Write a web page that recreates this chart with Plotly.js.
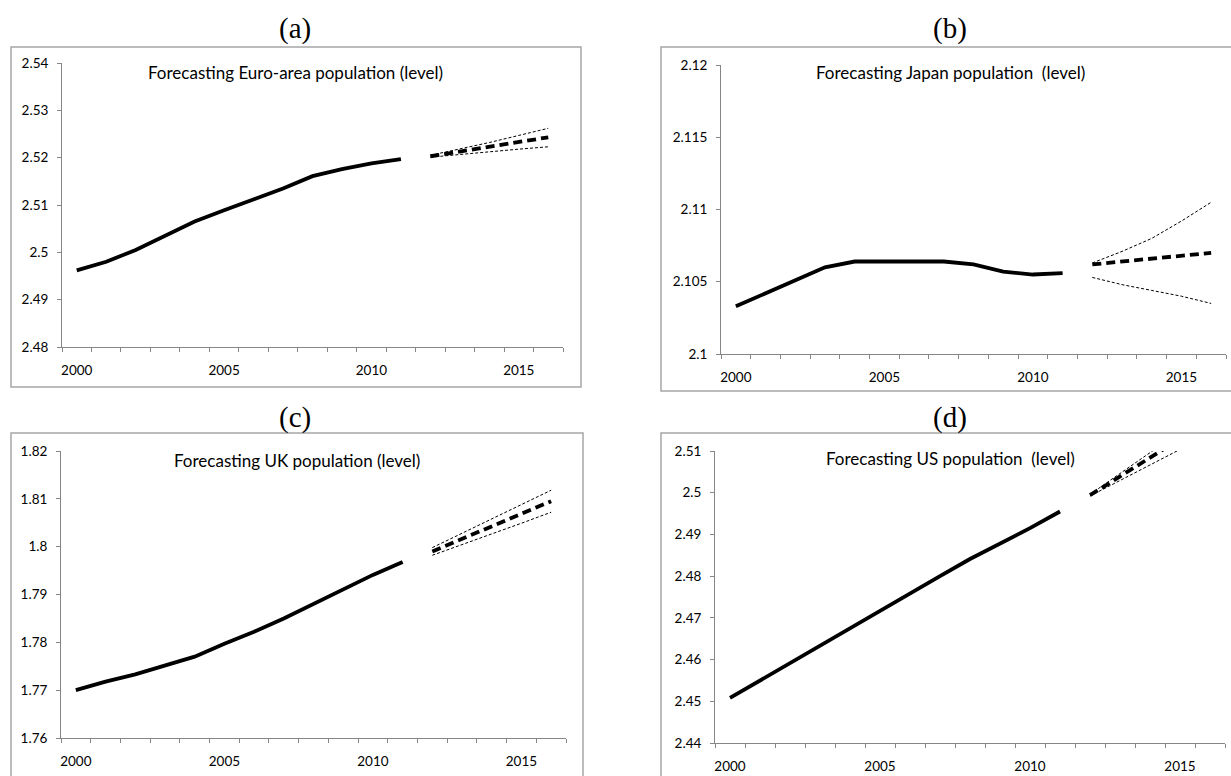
<!DOCTYPE html>
<html>
<head>
<meta charset="utf-8">
<script src="https://cdn.plot.ly/plotly-3.0.1.min.js"></script>
<style>
  html, body { margin: 0; padding: 0; background: #ffffff; }
  #chart { width: 1231px; height: 776px; }
</style>
</head>
<body>
<div id="chart"></div>
<script>
// ---- data -------------------------------------------------------------
const histYears = [2000, 2001, 2002, 2003, 2004, 2005, 2006, 2007, 2008, 2009, 2010, 2011];
const fcYears   = [2012, 2013, 2014, 2015, 2016];

// (a) Euro area
const euroHist  = [2.4962, 2.4980, 2.5005, 2.5035, 2.5065, 2.5089, 2.5111, 2.5135, 2.5161, 2.5176, 2.5188, 2.5197];
const euroMean  = [2.5203, 2.5213, 2.5222, 2.5232, 2.5243];
const euroUpper = [2.5205, 2.5218, 2.5232, 2.5247, 2.5262];
const euroLower = [2.5201, 2.5207, 2.5213, 2.5218, 2.5223];

// (b) Japan
const japanHist  = [2.1033, 2.1042, 2.1051, 2.1060, 2.1064, 2.1064, 2.1064, 2.1064, 2.1062, 2.1057, 2.1055, 2.1056];
const japanMean  = [2.1062, 2.1064, 2.1066, 2.1068, 2.1070];
const japanUpper = [2.1063, 2.1071, 2.1080, 2.1092, 2.1105];
const japanLower = [2.1053, 2.1048, 2.1044, 2.1040, 2.1035];

// (c) UK
const ukHist  = [1.7700, 1.7718, 1.7733, 1.7751, 1.7770, 1.7797, 1.7822, 1.7850, 1.7880, 1.7912, 1.7941, 1.7968];
const ukMean  = [1.7990, 1.8016, 1.8042, 1.8068, 1.8095];
const ukUpper = [1.7998, 1.8028, 1.8058, 1.8088, 1.8118];
const ukLower = [1.7982, 1.8004, 1.8027, 1.8049, 1.8072];

// (d) US
const usHist  = [2.4508, 2.4550, 2.4592, 2.4633, 2.4674, 2.4716, 2.4758, 2.4800, 2.4841, 2.4878, 2.4915, 2.4955];
const usMean  = [2.4994, 2.5039, 2.5084, 2.5129, 2.5174];
const usUpper = [2.4996, 2.5046, 2.5096, 2.5146, 2.5196];
const usLower = [2.4992, 2.5029, 2.5066, 2.5104, 2.5141];

// ---- labels and ticks ------------------------------------------------
const panelLetters = ['(a)', '(b)', '(c)', '(d)'];
const panelTitles = [
  'Forecasting Euro-area population (level)',
  'Forecasting Japan population\u00a0 (level)',
  'Forecasting UK population (level)',
  'Forecasting US population\u00a0 (level)'
];
const xLabelYears = [2000, 2005, 2010, 2015];
const xCellEdges  = [1999.5, 2000.5, 2001.5, 2002.5, 2003.5, 2004.5, 2005.5, 2006.5, 2007.5,
                     2008.5, 2009.5, 2010.5, 2011.5, 2012.5, 2013.5, 2014.5, 2015.5, 2016.5];
const euroTicks  = [2.48, 2.49, 2.5, 2.51, 2.52, 2.53, 2.54];
const japanTicks = [2.1, 2.105, 2.11, 2.115, 2.12];
const ukTicks    = [1.76, 1.77, 1.78, 1.79, 1.8, 1.81, 1.82];
const usTicks    = [2.44, 2.45, 2.46, 2.47, 2.48, 2.49, 2.5, 2.51];

// ---- page geometry (pixels) -----------------------------------------
const W = 1231, H = 776;
const px = v => v / W;
const py = v => 1 - v / H;

const panels = [
  { plot: [62, 563, 63, 347],  frame: [11, 581, 47, 387],   letterX: 295, letterY: 29,  titleX: 295, titleY: 72,
    hist: euroHist, mean: euroMean, upper: euroUpper, lower: euroLower, ticks: euroTicks },
  { plot: [721, 1226, 65, 354], frame: [661, 1233, 47, 391], letterX: 950, letterY: 29,  titleX: 950, titleY: 72,
    hist: japanHist, mean: japanMean, upper: japanUpper, lower: japanLower, ticks: japanTicks },
  { plot: [61, 566, 451, 738], frame: [11, 583, 433, 780],  letterX: 295, letterY: 417, titleX: 297, titleY: 460,
    hist: ukHist, mean: ukMean, upper: ukUpper, lower: ukLower, ticks: ukTicks },
  { plot: [715, 1225, 451, 743], frame: [661, 1233, 433, 780], letterX: 950, letterY: 417, titleX: 951, titleY: 458,
    hist: usHist, mean: usMean, upper: usUpper, lower: usLower, ticks: usTicks }
];

const axisGrey = '#868686';
const sansFamily = 'Lato, "Open Sans", sans-serif';
const tickFont = { family: sansFamily, size: 13.5, color: '#000000' };

const traces = [];
const layout = {
  width: W, height: H,
  margin: { l: 0, r: 0, t: 0, b: 0 },
  paper_bgcolor: '#ffffff',
  plot_bgcolor: 'rgba(0,0,0,0)',
  showlegend: false,
  hovermode: false,
  shapes: [],
  annotations: []
};

panels.forEach((p, i) => {
  const n = i === 0 ? '' : String(i + 1);
  const xa = 'x' + n, ya = 'y' + n;
  const [l, r, t, b] = p.plot;

  layout['xaxis' + n] = {
    domain: [px(l), px(r)],
    anchor: ya,
    range: [1999.5, 2016.5],
    tickmode: 'array',
    tickvals: xLabelYears,
    ticktext: xLabelYears.map(String),
    ticks: '',
    ticklabelstandoff: 11,
    showgrid: false, zeroline: false,
    showline: true, linecolor: axisGrey, linewidth: 1,
    tickfont: tickFont,
    minor: { tickmode: 'array', tickvals: xCellEdges, ticks: 'outside', ticklen: 4,
             tickwidth: 1, tickcolor: axisGrey, showgrid: false }
  };
  layout['yaxis' + n] = {
    domain: [py(b), py(t)],
    anchor: xa,
    range: [p.ticks[0], p.ticks[p.ticks.length - 1]],
    tickmode: 'array',
    tickvals: p.ticks,
    ticktext: p.ticks.map(v => String(v)),
    ticks: 'outside', ticklen: 4, tickwidth: 1, tickcolor: axisGrey,
    ticklabelstandoff: 6,
    showgrid: false, zeroline: false,
    showline: true, linecolor: axisGrey, linewidth: 1,
    tickfont: tickFont
  };

  // history, confidence bounds, central forecast
  traces.push({ x: histYears, y: p.hist, xaxis: xa, yaxis: ya, type: 'scatter', mode: 'lines',
                line: { color: '#000000', width: 3.8 } });
  traces.push({ x: fcYears, y: p.upper, xaxis: xa, yaxis: ya, type: 'scatter', mode: 'lines',
                line: { color: '#000000', width: 1, dash: '3px,2px' } });
  traces.push({ x: fcYears, y: p.lower, xaxis: xa, yaxis: ya, type: 'scatter', mode: 'lines',
                line: { color: '#000000', width: 1, dash: '3px,2px' } });
  traces.push({ x: fcYears, y: p.mean, xaxis: xa, yaxis: ya, type: 'scatter', mode: 'lines',
                line: { color: '#000000', width: 3.8, dash: '9px,5px' } });

  // chart frame
  const [fl, fr, ft, fb] = p.frame;
  layout.shapes.push({ type: 'rect', xref: 'paper', yref: 'paper',
    x0: px(fl), x1: px(fr), y0: py(fb), y1: py(ft),
    line: { color: '#a6a6a6', width: 1.5 }, fillcolor: 'rgba(0,0,0,0)', layer: 'below' });

  // panel letter above the frame
  layout.annotations.push({ xref: 'paper', yref: 'paper',
    x: px(p.letterX), y: py(p.letterY),
    xanchor: 'center', yanchor: 'middle', showarrow: false,
    text: panelLetters[i],
    font: { family: '"Liberation Serif", "Times New Roman", serif', size: 29, color: '#000000' } });

  // chart title inside the plot
  layout.annotations.push({ xref: 'paper', yref: 'paper',
    x: px(p.titleX), y: py(p.titleY),
    xanchor: 'center', yanchor: 'middle', showarrow: false,
    text: panelTitles[i],
    font: { family: sansFamily, size: 17, color: '#000000' } });
});

Plotly.newPlot('chart', traces, layout, { staticPlot: true, displayModeBar: false });
</script>
</body>
</html>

══════════

Everything from the first line of the listing above through the line that contains "const euroLower = [2.5201, 2.5207, 2.5213, 2.5218, 2.5223];" is to be restated word for word, minus the pictures.

Write a web page that recreates this chart with Plotly.js.
<!DOCTYPE html>
<html>
<head>
<meta charset="utf-8">
<script src="https://cdn.plot.ly/plotly-3.0.1.min.js"></script>
<style>
  html, body { margin: 0; padding: 0; background: #ffffff; }
  #chart { width: 1231px; height: 776px; }
</style>
</head>
<body>
<div id="chart"></div>
<script>
// ---- data -------------------------------------------------------------
const histYears = [2000, 2001, 2002, 2003, 2004, 2005, 2006, 2007, 2008, 2009, 2010, 2011];
const fcYears   = [2012, 2013, 2014, 2015, 2016];

// (a) Euro area
const euroHist  = [2.4962, 2.4980, 2.5005, 2.5035, 2.5065, 2.5089, 2.5111, 2.5135, 2.5161, 2.5176, 2.5188, 2.5197];
const euroMean  = [2.5203, 2.5213, 2.5222, 2.5232, 2.5243];
const euroUpper = [2.5205, 2.5218, 2.5232, 2.5247, 2.5262];
const euroLower = [2.5201, 2.5207, 2.5213, 2.5218, 2.5223];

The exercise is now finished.